SOURCE DATA:
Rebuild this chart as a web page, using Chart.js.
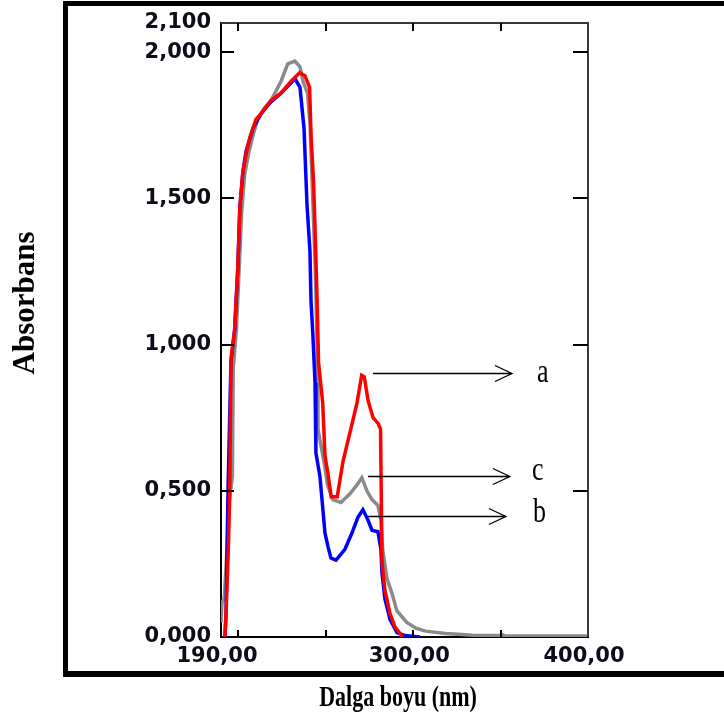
<!DOCTYPE html>
<html><head><meta charset="utf-8">
<script src="https://cdn.jsdelivr.net/npm/chart.js@4"></script>
<style>html,body{margin:0;padding:0;background:#fff}</style>
</head><body>
<canvas id="c" width="724" height="728"></canvas>
<script>
// Series a (red)
const waveA = [192.2,193.0,194.2,195.0,195.7,197.8,199.6,200.8,202.5,204.3,206.6,210.0,212.9,218.6,224.3,230.0,235.0,238.0,240.7,241.5,243.0,243.8,245.0,245.8,248.2,249.5,251.2,253.0,256.5,259.8,263.8,267.8,270.5,272.0,274.1,277.0,280.0,281.3,282.1,283.8,286.7,289.5,294.0];
const absA  = [0.00,0.10,0.30,0.49,0.95,1.05,1.26,1.47,1.59,1.65,1.71,1.77,1.79,1.835,1.86,1.90,1.93,1.92,1.88,1.72,1.55,1.40,1.15,0.94,0.80,0.62,0.56,0.48,0.48,0.60,0.70,0.80,0.895,0.89,0.81,0.75,0.73,0.71,0.26,0.16,0.08,0.035,0.00];
// Series b (blue)
const waveB = [192.3,192.9,194.0,195.7,197.8,199.6,200.8,202.5,204.3,208.3,212.9,218.6,224.3,230.0,232.3,235.2,237.5,239.2,240.9,241.5,242.6,243.8,244.3,246.6,247.8,249.5,251.2,252.9,255.8,260.9,264.9,268.4,271.2,274.1,276.4,279.8,281.5,282.1,283.8,286.7,290.7,295.3,303.8];
const absB  = [0.00,0.08,0.495,0.94,1.05,1.26,1.47,1.59,1.66,1.74,1.79,1.83,1.86,1.895,1.91,1.88,1.74,1.48,1.32,1.15,1.03,0.87,0.63,0.55,0.47,0.355,0.31,0.27,0.263,0.30,0.355,0.41,0.435,0.40,0.365,0.36,0.30,0.22,0.13,0.06,0.015,0.005,0.00];
// Series c (gray)
const waveC = [190.0,190.6,191.8,193.0,194.5,196.5,197.0,198.8,200.4,201.8,203.5,206.0,208.5,211.0,215.0,218.6,224.3,228.2,232.3,235.2,236.9,239.5,241.0,242.5,244.0,245.0,245.5,248.9,251.0,254.0,258.6,263.8,267.8,270.6,273.5,276.4,279.8,281.5,282.5,285.0,287.8,290.6,296.3,301.5,307.0,318.6,334.0,350.0,351.0,352.5,400.0];
const absC  = [0.05,0.12,0.13,0.25,0.45,0.55,0.92,1.05,1.26,1.45,1.58,1.66,1.72,1.77,1.81,1.835,1.90,1.96,1.97,1.95,1.90,1.86,1.75,1.50,1.25,1.00,0.71,0.60,0.52,0.47,0.46,0.49,0.52,0.545,0.50,0.47,0.45,0.40,0.30,0.20,0.15,0.09,0.05,0.03,0.02,0.012,0.006,0.005,0.008,0.004,0.003];

// Axis ticks
const xTickLabels = [190, 300, 400];
const xTickMarks  = [200, 250, 300, 350];
const yTickLabels = [0, 0.5, 1, 1.5, 2, 2.1];
const yTickMarks  = [0.5, 1, 1.5, 2];
const xTitle = 'Dalga boyu (nm)';
const yTitle = 'Absorbans';

// Annotations (arrows with letters), in data units
const annText   = ['a', 'c', 'b'];
const annFromX  = [277.0, 274.1, 274.1];
const annToX    = [356.5, 355.3, 353.0];
const annY      = [0.902, 0.550, 0.414];
const annTextX  = [370.8, 367.9, 368.5];
const annTextY  = [0.871, 0.537, 0.393];

const toXY = (xs, ys) => xs.map((x, i) => ({x, y: ys[i]}));

const decor = {
  id: 'decor',
  afterDraw(chart) {
    const {ctx, chartArea: ca, scales: {x, y}} = chart;
    ctx.save();
    // top & right border of plot
    ctx.strokeStyle = '#3a3a3a';
    ctx.lineWidth = 2;
    ctx.beginPath();
    ctx.moveTo(ca.left, ca.top); ctx.lineTo(ca.right, ca.top); ctx.lineTo(ca.right, ca.bottom);
    ctx.stroke();
    // inward tick marks
    ctx.strokeStyle = '#000';
    ctx.lineWidth = 2;
    ctx.beginPath();
    yTickMarks.forEach(v => {
      const py = Math.round(y.getPixelForValue(v));
      ctx.moveTo(ca.left, py); ctx.lineTo(ca.left + 13, py);
      ctx.moveTo(ca.right - 15, py); ctx.lineTo(ca.right, py);
    });
    xTickMarks.forEach(v => {
      const px = Math.round(x.getPixelForValue(v));
      ctx.moveTo(px, ca.bottom); ctx.lineTo(px, ca.bottom - 7);
      ctx.moveTo(px, ca.top); ctx.lineTo(px, ca.top + 8);
    });
    ctx.stroke();
    // annotations
    ctx.lineWidth = 1.3;
    ctx.strokeStyle = '#000';
    ctx.fillStyle = '#000';
    annText.forEach((t, i) => {
      const x0 = x.getPixelForValue(annFromX[i]);
      const x1 = x.getPixelForValue(annToX[i]);
      const py = Math.round(y.getPixelForValue(annY[i])) + 0.5;
      ctx.beginPath();
      ctx.moveTo(x0, py); ctx.lineTo(x1, py);
      ctx.moveTo(x1 - 17, py - 8); ctx.lineTo(x1, py); ctx.lineTo(x1 - 17, py + 8);
      ctx.stroke();
      const tx = x.getPixelForValue(annTextX[i]);
      const ty = y.getPixelForValue(annTextY[i]);
      ctx.save();
      ctx.translate(tx, ty);
      ctx.scale(1, 1.3);
      ctx.font = '26px "Liberation Serif"';
      ctx.textAlign = 'left';
      ctx.textBaseline = 'alphabetic';
      ctx.fillText(t, 0, 0);
      ctx.restore();
    });
    // outer frame
    ctx.fillStyle = '#000';
    ctx.fillRect(63, 1, 661, 5);
    ctx.fillRect(63, 1, 5, 676);
    ctx.fillRect(63, 671, 661, 6);
    // y axis title
    ctx.save();
    ctx.translate(26, 303);
    ctx.rotate(-Math.PI / 2);
    ctx.font = 'bold 31px "Liberation Serif"';
    ctx.textAlign = 'center';
    ctx.textBaseline = 'middle';
    ctx.fillText(yTitle, 0, 0);
    ctx.restore();
    // x axis title
    ctx.save();
    ctx.translate(398, 706);
    ctx.scale(1, 1.3);
    ctx.font = 'bold 22px "Liberation Serif"';
    ctx.textAlign = 'center';
    ctx.textBaseline = 'alphabetic';
    ctx.fillText(xTitle, 0, 0);
    ctx.restore();
    ctx.restore();
  }
};

const tickFont = {family: '"DejaVu Sans"', size: 21, weight: 'bold', lineHeight: 1.2};

new Chart(document.getElementById('c'), {
  type: 'line',
  data: {
    datasets: [
      {label: 'a', data: toXY(waveA, absA), borderColor: '#ff0000', borderWidth: 3.5, order: 1},
      {label: 'b', data: toXY(waveB, absB), borderColor: '#0000ff', borderWidth: 3.5, order: 2},
      {label: 'c', data: toXY(waveC, absC), borderColor: '#8a8a8a', borderWidth: 3.5, order: 3}
    ]
  },
  options: {
    responsive: false,
    animation: false,
    elements: {point: {radius: 0}, line: {tension: 0, fill: false, borderJoinStyle: 'miter', borderCapStyle: 'butt'}},
    layout: {padding: {left: 0, right: 136, top: 23, bottom: 0}},
    plugins: {legend: {display: false}, tooltip: {enabled: false}},
    scales: {
      x: {
        type: 'linear', min: 190, max: 400,
        grid: {display: false, drawTicks: false},
        border: {display: true, color: '#000', width: 2},
        afterBuildTicks: s => { s.ticks = xTickLabels.map(v => ({value: v})); },
        afterFit: s => { s.height = 91; },
        ticks: {
          autoSkip: false, maxRotation: 0, padding: 7, labelOffset: -4,
          color: '#0d0d1a', font: tickFont,
          callback: v => v.toFixed(2).replace('.', ',')
        }
      },
      y: {
        type: 'linear', min: 0, max: 2.1,
        grid: {display: false, drawTicks: false},
        border: {display: true, color: '#000', width: 2},
        afterBuildTicks: s => { s.ticks = yTickLabels.map(v => ({value: v})); },
        afterFit: s => { s.width = 221; },
        ticks: {
          autoSkip: false, padding: 10,
          color: '#0d0d1a', font: tickFont,
          callback: v => v.toFixed(3).replace('.', ',')
        }
      }
    }
  },
  plugins: [decor]
});
</script>
</body></html>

STATED TASK: Repeat, word for word and with no pictures, only the lines running from the beginning of the data to the line that contains "const yTitle = 'Absorbans';".

SOLUTION:
Rebuild this chart as a web page, using Chart.js.
<!DOCTYPE html>
<html><head><meta charset="utf-8">
<script src="https://cdn.jsdelivr.net/npm/chart.js@4"></script>
<style>html,body{margin:0;padding:0;background:#fff}</style>
</head><body>
<canvas id="c" width="724" height="728"></canvas>
<script>
// Series a (red)
const waveA = [192.2,193.0,194.2,195.0,195.7,197.8,199.6,200.8,202.5,204.3,206.6,210.0,212.9,218.6,224.3,230.0,235.0,238.0,240.7,241.5,243.0,243.8,245.0,245.8,248.2,249.5,251.2,253.0,256.5,259.8,263.8,267.8,270.5,272.0,274.1,277.0,280.0,281.3,282.1,283.8,286.7,289.5,294.0];
const absA  = [0.00,0.10,0.30,0.49,0.95,1.05,1.26,1.47,1.59,1.65,1.71,1.77,1.79,1.835,1.86,1.90,1.93,1.92,1.88,1.72,1.55,1.40,1.15,0.94,0.80,0.62,0.56,0.48,0.48,0.60,0.70,0.80,0.895,0.89,0.81,0.75,0.73,0.71,0.26,0.16,0.08,0.035,0.00];
// Series b (blue)
const waveB = [192.3,192.9,194.0,195.7,197.8,199.6,200.8,202.5,204.3,208.3,212.9,218.6,224.3,230.0,232.3,235.2,237.5,239.2,240.9,241.5,242.6,243.8,244.3,246.6,247.8,249.5,251.2,252.9,255.8,260.9,264.9,268.4,271.2,274.1,276.4,279.8,281.5,282.1,283.8,286.7,290.7,295.3,303.8];
const absB  = [0.00,0.08,0.495,0.94,1.05,1.26,1.47,1.59,1.66,1.74,1.79,1.83,1.86,1.895,1.91,1.88,1.74,1.48,1.32,1.15,1.03,0.87,0.63,0.55,0.47,0.355,0.31,0.27,0.263,0.30,0.355,0.41,0.435,0.40,0.365,0.36,0.30,0.22,0.13,0.06,0.015,0.005,0.00];
// Series c (gray)
const waveC = [190.0,190.6,191.8,193.0,194.5,196.5,197.0,198.8,200.4,201.8,203.5,206.0,208.5,211.0,215.0,218.6,224.3,228.2,232.3,235.2,236.9,239.5,241.0,242.5,244.0,245.0,245.5,248.9,251.0,254.0,258.6,263.8,267.8,270.6,273.5,276.4,279.8,281.5,282.5,285.0,287.8,290.6,296.3,301.5,307.0,318.6,334.0,350.0,351.0,352.5,400.0];
const absC  = [0.05,0.12,0.13,0.25,0.45,0.55,0.92,1.05,1.26,1.45,1.58,1.66,1.72,1.77,1.81,1.835,1.90,1.96,1.97,1.95,1.90,1.86,1.75,1.50,1.25,1.00,0.71,0.60,0.52,0.47,0.46,0.49,0.52,0.545,0.50,0.47,0.45,0.40,0.30,0.20,0.15,0.09,0.05,0.03,0.02,0.012,0.006,0.005,0.008,0.004,0.003];

// Axis ticks
const xTickLabels = [190, 300, 400];
const xTickMarks  = [200, 250, 300, 350];
const yTickLabels = [0, 0.5, 1, 1.5, 2, 2.1];
const yTickMarks  = [0.5, 1, 1.5, 2];
const xTitle = 'Dalga boyu (nm)';
const yTitle = 'Absorbans';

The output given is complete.